Two disadvantages to using WDS are:
OpenWrt, a universal third party router firmware, supports WDS with WPA-PSK, WPA2-PSK, WPA-PSK/WPA2-PSK Mixed-Mode encryption modes. Recent Apple base stations allow WDS with WPA, though in some cases firmware updates are required. Firmware for the Renasis SAP36g super access point and most third party firmware for the Linksys WRT54G/GL support AES encryption using WPA2-PSK mixed-mode security, and TKIP encryption using WPA-PSK, while operating in WDS mode. However, this mode may not be compatible with other units running stock or alternate firmware.

Example

Suppose there is a Wi-Fi capable device and a wireless router connected to the Internet. Assume that the Wi-Fi capable device needs to send one packet to a remote server on the Internet, and get one packet in reply.
Situation 1: A Wi-Fi capable device connected to the wireless router. The packet is sent from the device over-the-air to the router, which is then sent to the remote server. The router receives a reply from the remote server, which is then forwarded to the device wirelessly. In total, 2 packets are sent over-the-air.

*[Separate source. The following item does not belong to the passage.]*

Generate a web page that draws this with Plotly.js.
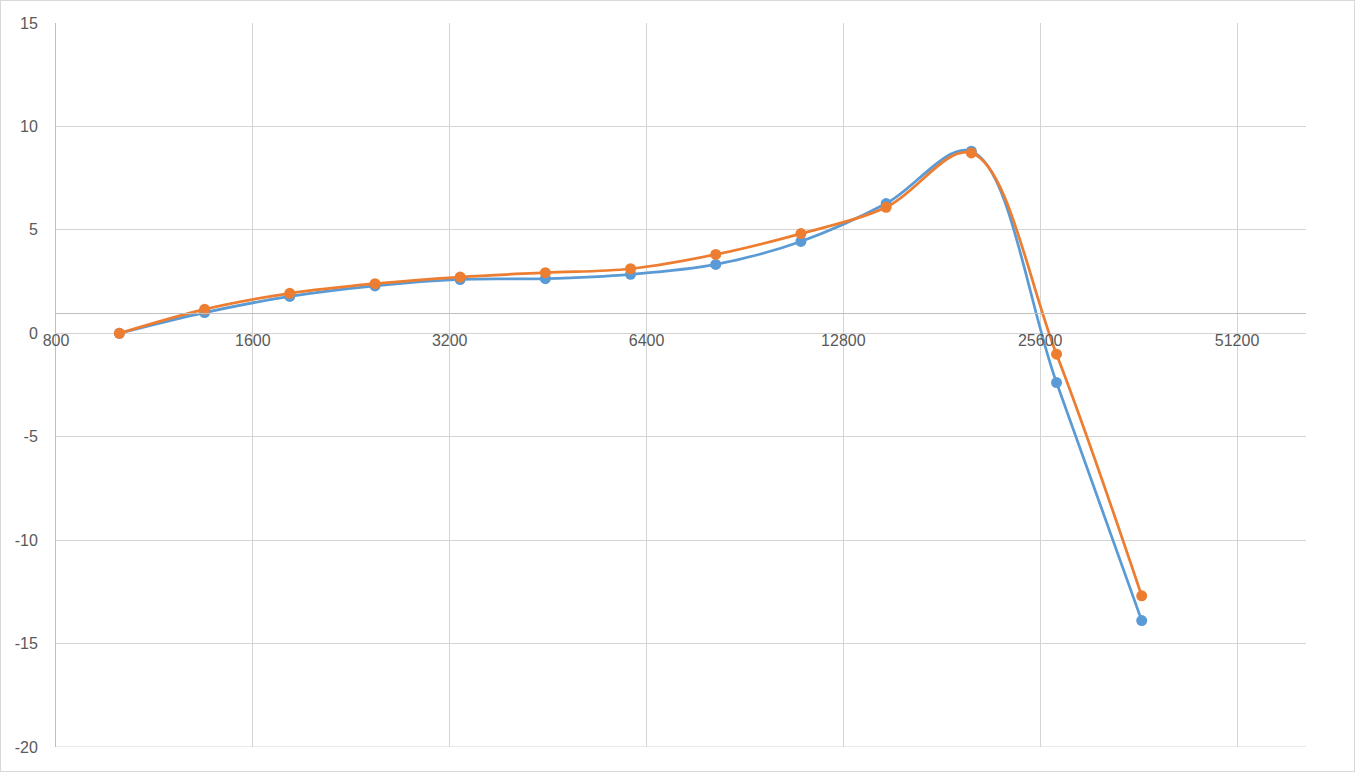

In situations 2 and 3, another wireless router is added, with both employing WDS. The Internet-facing router acts as a main base station, and the additional router acts as a remote base station as follows:
Situation 2: A Wi-Fi capable device connected to the remote base station through Wi-Fi. The device wirelessly sends one packet to the remote base station, which is wirelessly forwarded to the main base station, which in turn forwards the packet to the remote server. The main base station receives the reply, which is then forwarded wirelessly to the remote base station, then to the device. In total, 4 packets are sent over-the-air.
Situation 3: A Wi-Fi capable device connected to the remote base station through wired Ethernet. The device sends one packet to the remote base station, which is then wirelessly forwarded to the main base station, which is then sent to the remote server. The main base station receives a reply, which is then forwarded wirelessly to the main base station, then to the device through wired connection. In total, 2 packets are sent over-the-air.
It is observed that in situations 1 and 3, the same number of packets are sent over-the-air, with the only slowdown being the potential halving due to the half-duplex nature of the Wi-Fi.
However, in situation 2, there is additional halving due to the remote base station using double air time: it re-transmits over-the-air packets that have just been received over-the-air. This is usually attributed to WDS, but does not always occur in WDS, and may occur even without WDS: it only happens when the packets are delivered through a base station over-the-air on both sides.
Important Note: This "double hop" is not necessarily twice as slow. End to end latency introduced here is in the "store and forward" delay associated with the remote station forwarding packets. In order to accurately identify the true latency contribution of relaying through a wireless remote station vs. simply increasing the broadcast power of the main station, more comprehensive tests specific to the environment would be required.